A l’époque la Nikkatsu entame son
virage vers le Pinku Eiga (cinéma érotique japonais) et Imamura tout en s’en
démarquant par sa vision très noire, anticipe nombres de pratiques et
perversions qui irrigueront le genre voire la sexualité japonaise au sens
large. Chacun de ces fantasmes participe à cette volonté de domination du mâle
japonais, d’une libido s’épanouissant par la soumission de la femme. Cela donne
quelques demande et situations sacrément dérangeantes. Un homme d’affaire
désire ainsi ardemment posséder une vierge, las d’avoir été toute sa vie le
second (y compris avec son épouse) et souhaitant à son tour être le premier
amant d’une femme à qui il laissera un souvenir inoubliable. Un autre rêvant du
viol d’une écolière en uniforme se verra fictionnaliser sa lubie dans un film
amateur mais le tournage s’interrompt lorsque Ogata à la stupeur de constater que
les acteurs recrutés sont père et fille… Imamura tout en nous déstabilisant arbore ce ton neutre où les éléments
tordus s’enchaînent au montage sans dramatisation ou être monté en épingle.

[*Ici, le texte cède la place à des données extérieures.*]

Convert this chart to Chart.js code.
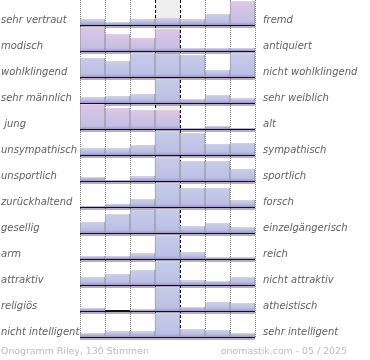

L’occupant américain ne sert donc plus de prétexte à l’avilissement
comme dans Cochons et Cuirassés, il s’agit
simplement d’une demande à satisfaire pour la classe aisée dans le capitalisme
le plus sauvage. Cette absence de scrupules va peu à peu se répercuter sur la
sexualité d’Ogata. Vivant avec une veuve et ses deux enfants adolescents, Ogata
nourrit un désir de plus en plus coupable - culpabilité rappelée par une cicatrice à la jambe - pour sa belle-fille Keiko (Keiko
Sagawa) âgée de quinze ans - une transgression qu’on trouve aussi à la fin de La Femme Insecte. La promiscuité nourrit
cet appétit sexuel insatiable du héros qu’Imamura capture dans les étreintes
ardentes avec sa compagne (Sumiko Sakamoto), et par les regards concupiscents à
la dérobée où il observe Keiko se changer à travers l’entrebâillement d’une
porte.
Il tentera bien de résister mais parallèlement tout son univers s’écroule
(son « commerce » racketté par les yakuzas, la police qui le harcèle…)

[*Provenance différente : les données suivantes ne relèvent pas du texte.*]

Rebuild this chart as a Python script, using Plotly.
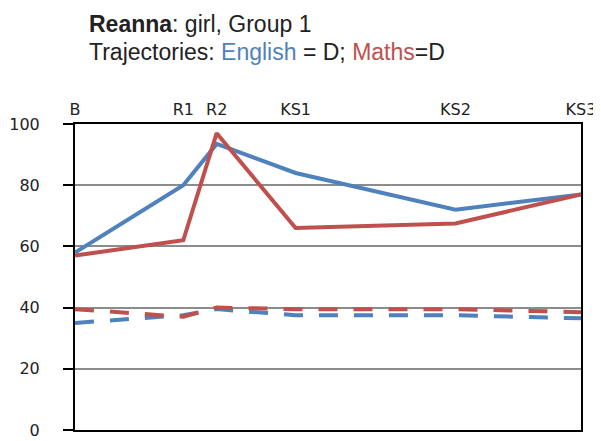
import plotly.graph_objects as go

# stages along the top axis and where they sit on the time scale
stages = ["B", "R1", "R2", "KS1", "KS2", "KS3"]
stage_pos = [0, 2.14, 2.8, 4.36, 7.52, 10]

english = [58, 80, 93.5, 84, 72, 77]
maths = [57, 62, 97, 66, 67.5, 77]
english_traj = [35, 37.5, 39.5, 37.5, 37.5, 36.5]
maths_traj = [39.5, 37, 40, 39.5, 39.5, 38.5]

blue = "#4F81BD"
red = "#C0504D"

fig = go.Figure()
fig.add_trace(go.Scatter(x=stage_pos, y=english_traj, mode="lines",
                         line=dict(color=blue, width=4, dash="19px,16px")))
fig.add_trace(go.Scatter(x=stage_pos, y=maths_traj, mode="lines",
                         line=dict(color=red, width=4, dash="19px,16px")))
fig.add_trace(go.Scatter(x=stage_pos, y=english, mode="lines",
                         line=dict(color=blue, width=4)))
fig.add_trace(go.Scatter(x=stage_pos, y=maths, mode="lines",
                         line=dict(color=red, width=4)))

tick_font = dict(family="DejaVu Sans", size=16, color="#222")
fig.update_xaxes(side="top", range=[0, 10], tickvals=stage_pos, ticktext=stages,
                 showgrid=False, zeroline=False, showline=True, linecolor="black",
                 linewidth=2, mirror=True, ticks="", ticklabelstandoff=1,
                 automargin=False, ticklabeloverflow="allow", tickfont=tick_font)
fig.update_yaxes(range=[0, 100], dtick=20, showgrid=True, gridcolor="#8c8c8c",
                 gridwidth=1.5, zeroline=False, showline=True, linecolor="black",
                 linewidth=2, mirror=True, ticks="outside", ticklen=10, tickcolor="black",
                 tickwidth=1.5, ticklabelstandoff=20, automargin=False,
                 ticklabeloverflow="allow", tickfont=tick_font)

title_font = dict(family="Liberation Sans, Arial", size=23, color="#222")
fig.add_annotation(text="<b>Reanna</b>: girl, Group 1", xref="paper", yref="paper",
                   x=0.024, y=1.327, xanchor="left", yanchor="middle", showarrow=False,
                   font=title_font)
fig.add_annotation(text="Trajectories: <span style='color:#4F81BD'>English</span> = D; "
                        "<span style='color:#C0504D'>Maths</span>=D",
                   xref="paper", yref="paper", x=0.024, y=1.234, xanchor="left",
                   yanchor="middle", showarrow=False, font=title_font)

# page has an 8px body margin, so the figure is sized to fit inside it
fig.update_layout(width=593, height=433, showlegend=False,
                  plot_bgcolor="white", paper_bgcolor="white",
                  margin=dict(l=67, r=20, t=116, b=11))

fig.write_html("out.html")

et le rendant plus maladivement encore que ses clients esclave de ses désirs
pervers. Déçu dans ses ambitions de fonder une famille (au passage le vaurien
qu’incarne le beau-fils n’a rien à envier au jeune coq de Cochons et Cuirassés pour une vision assez désabusée de la jeunesse
japonaise), de s’enrichir et surtout de satisfaire ses fantasmes, Ogata va
basculer. Les rêves d’abus et de soumissions étant impossible avec une femme
forcément infidèle et/ou traitresse, autant se façonner une compagne
artificielle.
Imamura anticipe donc à la fois les dérives fétichistes et otakus
de la société japonaise dans un final glaçant où la quête de virilité ultime
mène à la déshumanisation, le fantasme de la machine supplantant celui de la chair. Ogata dans son parcours symbolise ainsi une société japonaise malade, entre sexualité dérangée (les relents d'inceste entre la mère et le fils) et ignorance avec les superstitions d'Haru voyant le regard inquisiteur de son époux défunt à travers une carpe. Passionnant même si on put regretter que le côté
anthropologue empêche toute implication – dont une narration longuette et
monotone -, mais c’est aussi ce qui permet l’absence de jugement envers des
personnages qui ne sont que des spécimens soumis à leurs émotions.
Sorti en dvd zone 2 français et bluray chez Elephant Films
Je suis en train de le regarder, merci pour ta chronique, qui facilite ma compréhension.
RépondreSupprimerDe rien d'autant que ce n'est pas le plus simple d'accès et que ça peut être déroutant moralement. Mais captivant, un des sommets d'Imamura.